Don’t attack your competitors. When clients ask you about your professional competitors they may be considering hiring instead of you, make it a practice not to attack other lawyers or firms. When you put down your professional competitor in the hopes of being hired, you are not only being unprofessional you may give a bad impression of yourself to the client and not be hired as a result. Certainly there are situations where it is in the client’s best interest to be advised of a problem or real lack of qualifications in another lawyer but those are rare situations.
From the field of sales we know that there are certain helpful factors that go into having the client hire you. These include some fundamental rules:
- Communicate clearly. Avoid “lawyer talk” and focus on the basic questions in the mind of the client: Can you do it, what will cost and how long will it take? Clearly explain the legal situation to the client and the process which will likely follow once you’ve been hired.
- Make eye contact. We know that good communication involves eye contact because it is the way in which we know we’re being heard. Lawyers as bad listeners also often fail have good eye contact. It helps project confidence in yourself, your services and what you can do for the client. And while you’re at it remember to smile.

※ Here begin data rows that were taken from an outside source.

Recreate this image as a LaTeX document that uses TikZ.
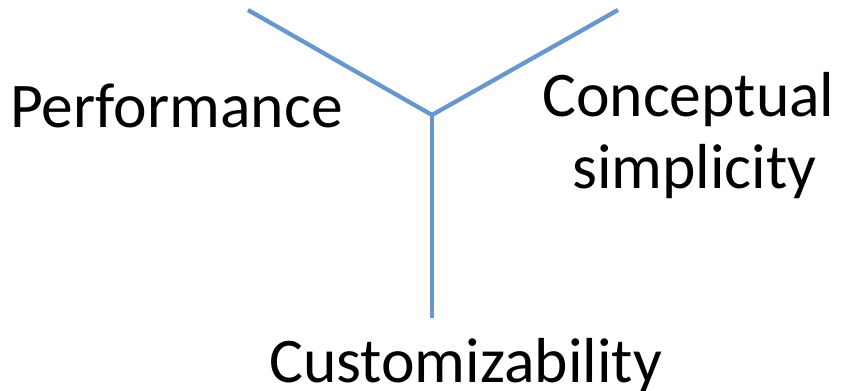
\documentclass[tikz,border=0pt]{standalone}
\usepackage{fontspec}
\setmainfont{Carlito}
\definecolor{linecol}{RGB}{104,151,205}
\begin{document}
\begin{tikzpicture}[x=1pt,y=-1pt,
  arm/.style={draw=linecol,line width=4.3pt},
  lbl/.style={inner sep=0pt,anchor=base west,font=\fontsize{63.6}{73}\selectfont}]
\useasboundingbox (0,0) rectangle (841,391);
\coordinate (tl) at (248,10);
\coordinate (tr) at (618,10);
\coordinate (j) at (432,115);
\coordinate (b) at (432,318);
\draw[arm,line join=miter] (tl) -- (j) -- (tr);
\draw[arm] (j) -- (b);
\node[lbl] (perf) at (10,127) {Performance};
\node[lbl] (conc) at (542,116) {Conceptual};
\node[lbl] (simp) at (572,188) {simplicity};
\node[lbl] (cust) at (269,382) {Customizability};
\end{tikzpicture}
\end{document}
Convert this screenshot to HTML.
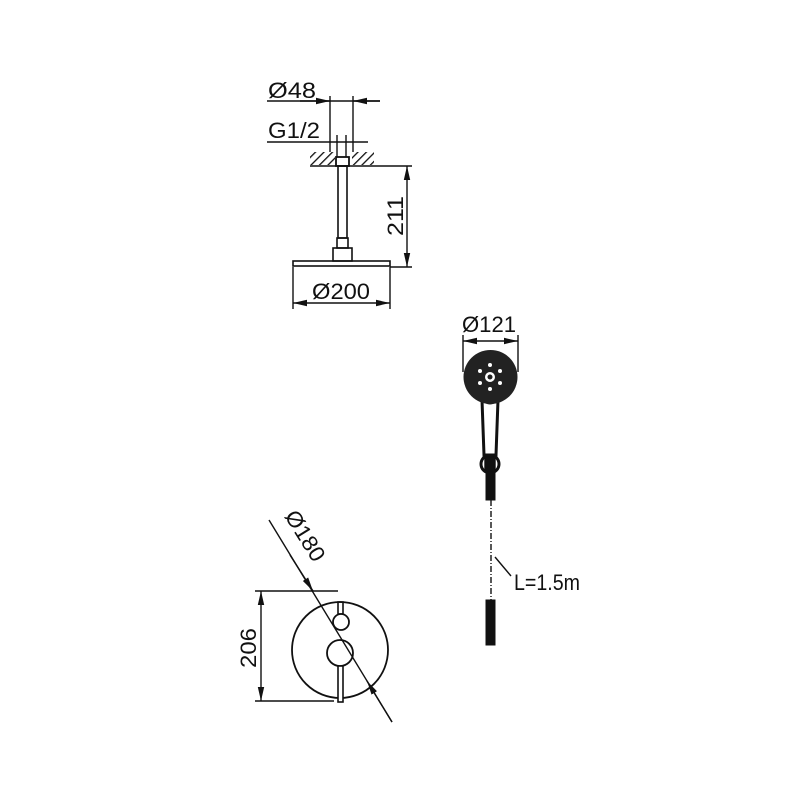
<!DOCTYPE html>
<html><head><meta charset="utf-8"><style>
html,body{margin:0;padding:0;background:#fff;}
svg{display:block;}
text{font-family:"Liberation Sans",sans-serif;fill:#111;}
</style></head><body>
<svg width="800" height="800" viewBox="0 0 800 800" xmlns="http://www.w3.org/2000/svg">
<defs>
<marker id="a" viewBox="0 0 14 10" refX="14" refY="5" markerWidth="14" markerHeight="10" orient="auto-start-reverse" markerUnits="userSpaceOnUse">
<path d="M0,1.8 L14,5 L0,8.2 Z" fill="#111"/></marker>
<pattern id="h" width="6" height="6" patternUnits="userSpaceOnUse" patternTransform="rotate(45)">
<rect width="6" height="6" fill="#fff"/><line x1="0" y1="0" x2="0" y2="6" stroke="#111" stroke-width="2.6"/></pattern>
</defs>
<g stroke="#111" stroke-width="1.4" fill="none">
<line x1="267" y1="101" x2="380" y2="101"/>
<line x1="300" y1="101" x2="330" y2="101" marker-end="url(#a)"/>
<line x1="380" y1="101" x2="353" y2="101" marker-end="url(#a)"/>
<line x1="330" y1="96" x2="330" y2="163"/>
<line x1="353" y1="96" x2="353" y2="163"/>
<line x1="267" y1="142" x2="368" y2="142"/>
<line x1="337" y1="135" x2="337" y2="157"/>
<line x1="346" y1="135" x2="346" y2="157"/>
<rect x="310" y="152" width="25" height="13" fill="url(#h)" stroke="none"/>
<rect x="352" y="152" width="22" height="13" fill="url(#h)" stroke="none"/>
<rect x="336" y="157" width="13" height="9" stroke-width="1.8"/>
<line x1="310" y1="166" x2="412" y2="166" stroke-width="1.6"/>
<rect x="338" y="166" width="9" height="72" stroke-width="1.6"/>
<rect x="337" y="238" width="11" height="10" stroke-width="1.6"/>
<rect x="333" y="248" width="19" height="13" stroke-width="1.6"/>
<rect x="293" y="261" width="97" height="5" stroke-width="1.6"/>
<line x1="390" y1="267" x2="412" y2="267"/>
<line x1="407" y1="166" x2="407" y2="267" marker-start="url(#a)" marker-end="url(#a)"/>
<line x1="293" y1="267" x2="293" y2="309"/>
<line x1="390" y1="267" x2="390" y2="309"/>
<line x1="293" y1="303" x2="390" y2="303" marker-start="url(#a)" marker-end="url(#a)"/>
<line x1="463" y1="335" x2="463" y2="372"/>
<line x1="518" y1="335" x2="518" y2="372"/>
<line x1="463" y1="341" x2="518" y2="341" marker-start="url(#a)" marker-end="url(#a)"/>
<path d="M482,400 L484,455 L496,455 L498,400" stroke-width="3" fill="#fff"/>
<circle cx="490" cy="464" r="9" stroke-width="3"/>
<rect x="485" y="457" width="10" height="15" fill="#111"/>
<rect x="486" y="472" width="9" height="28" fill="#111" stroke-width="1"/>
<line x1="491" y1="500" x2="491" y2="600" stroke-dasharray="6,2,1,2"/>
<rect x="486" y="600" width="9" height="45" fill="#111" stroke-width="1"/>
<line x1="495" y1="557" x2="511" y2="576"/>
<circle cx="340" cy="650" r="48" stroke-width="1.8"/>
<rect x="338" y="602" width="5" height="12" stroke-width="1.6"/>
<circle cx="341" cy="622" r="8" stroke-width="1.8" fill="#fff"/>
<circle cx="340" cy="653" r="13" stroke-width="1.8" fill="#fff"/>
<rect x="338" y="666" width="5" height="36" stroke-width="1.6" fill="#fff"/>
<line x1="255" y1="591" x2="338" y2="591"/>
<line x1="255" y1="701" x2="334" y2="701"/>
<line x1="261" y1="591" x2="261" y2="701" marker-start="url(#a)" marker-end="url(#a)"/>
<line x1="269" y1="520" x2="392" y2="722"/>
<line x1="290" y1="555" x2="313" y2="591" marker-end="url(#a)"/>
<line x1="392" y1="722" x2="367" y2="681" marker-end="url(#a)"/>
</g>
<circle cx="490.5" cy="377" r="27" fill="#222"/>
<g>
<circle cx="490" cy="377" r="5" fill="#fff"/>
<circle cx="490" cy="377" r="2.5" fill="#222"/>
<circle cx="490" cy="365" r="2" fill="#fff"/><circle cx="490" cy="389" r="2" fill="#fff"/>
<circle cx="480" cy="371" r="2" fill="#fff"/><circle cx="500" cy="371" r="2" fill="#fff"/>
<circle cx="480" cy="383" r="2" fill="#fff"/><circle cx="500" cy="383" r="2" fill="#fff"/>
</g>
<path d="M482,401 Q490,408 498,401 L498,398 L482,398 Z" fill="#222"/>
<text x="268" y="98" font-size="22" textLength="48" lengthAdjust="spacingAndGlyphs">Ø48</text>
<text x="268" y="138" font-size="22" textLength="52" lengthAdjust="spacingAndGlyphs">G1/2</text>
<text x="312" y="299" font-size="22" textLength="58" lengthAdjust="spacingAndGlyphs">Ø200</text>
<text x="0" y="0" font-size="22" transform="translate(403,236) rotate(-90)" textLength="40" lengthAdjust="spacingAndGlyphs">211</text>
<text x="462" y="332" font-size="22" textLength="54" lengthAdjust="spacingAndGlyphs">Ø121</text>
<text x="514" y="590" font-size="22" textLength="66" lengthAdjust="spacingAndGlyphs">L=1.5m</text>
<text x="0" y="0" font-size="22" transform="translate(256,668) rotate(-90)" textLength="40" lengthAdjust="spacingAndGlyphs">206</text>
<text x="0" y="0" font-size="22" transform="translate(284,516) rotate(58)" textLength="56" lengthAdjust="spacingAndGlyphs">Ø180</text>
</svg>
</body></html>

- Stay confident. There is a clear difference between conceit, arrogance and self confidence. We mustn’t make false promises or give guarantees that aren’t possible but confidence in being able to do what the client needs to have done is an essential part of the decision to hire. Project sincere confidence in yourself and your abilities to the client.

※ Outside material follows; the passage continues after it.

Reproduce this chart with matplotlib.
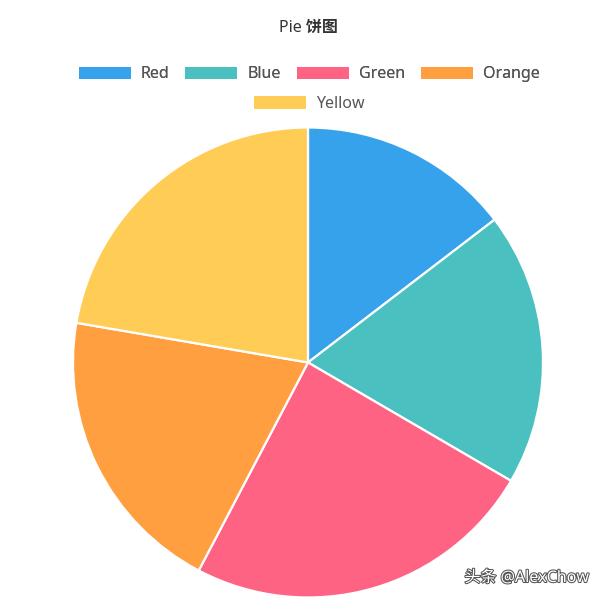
import matplotlib
matplotlib.use("Agg")
import matplotlib.pyplot as plt
from matplotlib.patches import Patch
import matplotlib.patheffects as pe

labels = ["Red", "Blue", "Green", "Orange", "Yellow"]
values = [14.6, 18.8, 24.3, 20.0, 22.3]
colors = ["#36A2EB", "#4BC0C0", "#FF6384", "#FF9F40", "#FFCD56"]
title = "Pie 饼图"
watermark = "头条 @AlexChow"

plt.rcParams['font.family'] = ['Noto Sans', 'Noto Sans CJK SC', 'DejaVu Sans']

W, H = 602, 600
fig = plt.figure(figsize=(W / 100, H / 100), dpi=100)
fig.patch.set_facecolor("white")

cx, cy, r = 308, 362.5, 235
ax = fig.add_axes([(cx - r) / W, (H - cy - r) / H, 2 * r / W, 2 * r / H])
ax.pie(values, colors=colors, startangle=90, counterclock=False, radius=1,
       wedgeprops=dict(edgecolor="white", linewidth=1.6))
ax.set_xlim(-1.0, 1.0)
ax.set_ylim(-1.0, 1.0)
ax.set_aspect("equal")
ax.axis("off")

fig.text(cx / W, 1 - 28 / H, title, ha="center", va="center",
         fontsize=11.5, fontweight="bold", color="#333333")

fs = 11.5
px = fs * 100 / 72
handles = [Patch(facecolor=c, edgecolor="none") for c in colors]
leg_kw = dict(frameon=False, fontsize=fs, handlelength=52 / px, handleheight=13 / px,
              handletextpad=10 / px, columnspacing=16 / px, labelcolor="#555555",
              borderpad=0, borderaxespad=0)
leg1 = fig.legend(handles[:4], labels[:4], ncol=4, loc="center",
                  bbox_to_anchor=(309 / W, 1 - 74.5 / H), **leg_kw)
fig.add_artist(leg1)
leg2 = fig.legend(handles[4:], labels[4:], ncol=1, loc="center",
                  bbox_to_anchor=(309 / W, 1 - 104 / H), **leg_kw)

fig.text(589 / W, 1 - 578 / H, watermark, ha="right", va="center",
         fontsize=11.5, color="white",
         path_effects=[pe.withStroke(linewidth=1.5, foreground="#555555")])

fig.savefig("out.png", dpi=100, facecolor="white")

- Be as positive as reasonably justified. We should give honest advice and full information about the problem and our ability to resolve it for the client. Our approach should be a positive one, but truthful. The client is looking for someone to trust. Project that to them.
- Remain seated until the deal is closed. Experienced lawyers know that in order to encourage an end to a client meeting, getting up from your chair and walking towards the door is a proven tool. By the same token remaining seated, even if your client stands up, encourages further discussion about hiring you. Stay seated,
- Be prepared for signing. When you are ready to discuss signing the fee agreement, have a pen ready and put it with the contract in front of the client with a concluding request that they hire you as their lawyer. I always had envelopes for different types of personal injury cases. They had inside the fee agreement, medical waivers and all the documents you need a client to sign. The envelope sat on the desk until needed and was ready whenever it was the right time. In an you
How should we go about asking the client to sign the contract to hire us? The most basic rule in sales is that in order to close a deal you have to ask for the business. The greatest failure of salespeople generally is their fear or reluctance to ask for the business. Once you’ve shown the client how they will benefit from your services and why you are fully prepared to provide a solution to their problem you need to ask the client to hire you. From the field of sales we have learned what things to say to encourage hiring. Modify them to fit you and your personality. They include these kinds of statements: (1) “Here is the contract for you to review and approve so that we can move forward with this today.” (2) “what you need to think about right now? What can I clear up for you?” (3) “Would you like my help?” and (5) “Are you ready for us to move forward on this?”
The subject of getting clients to hire you involves an enormous number of factors, but perhaps these very basic ideas about signing the fee agreement will inspire you to give this more thought.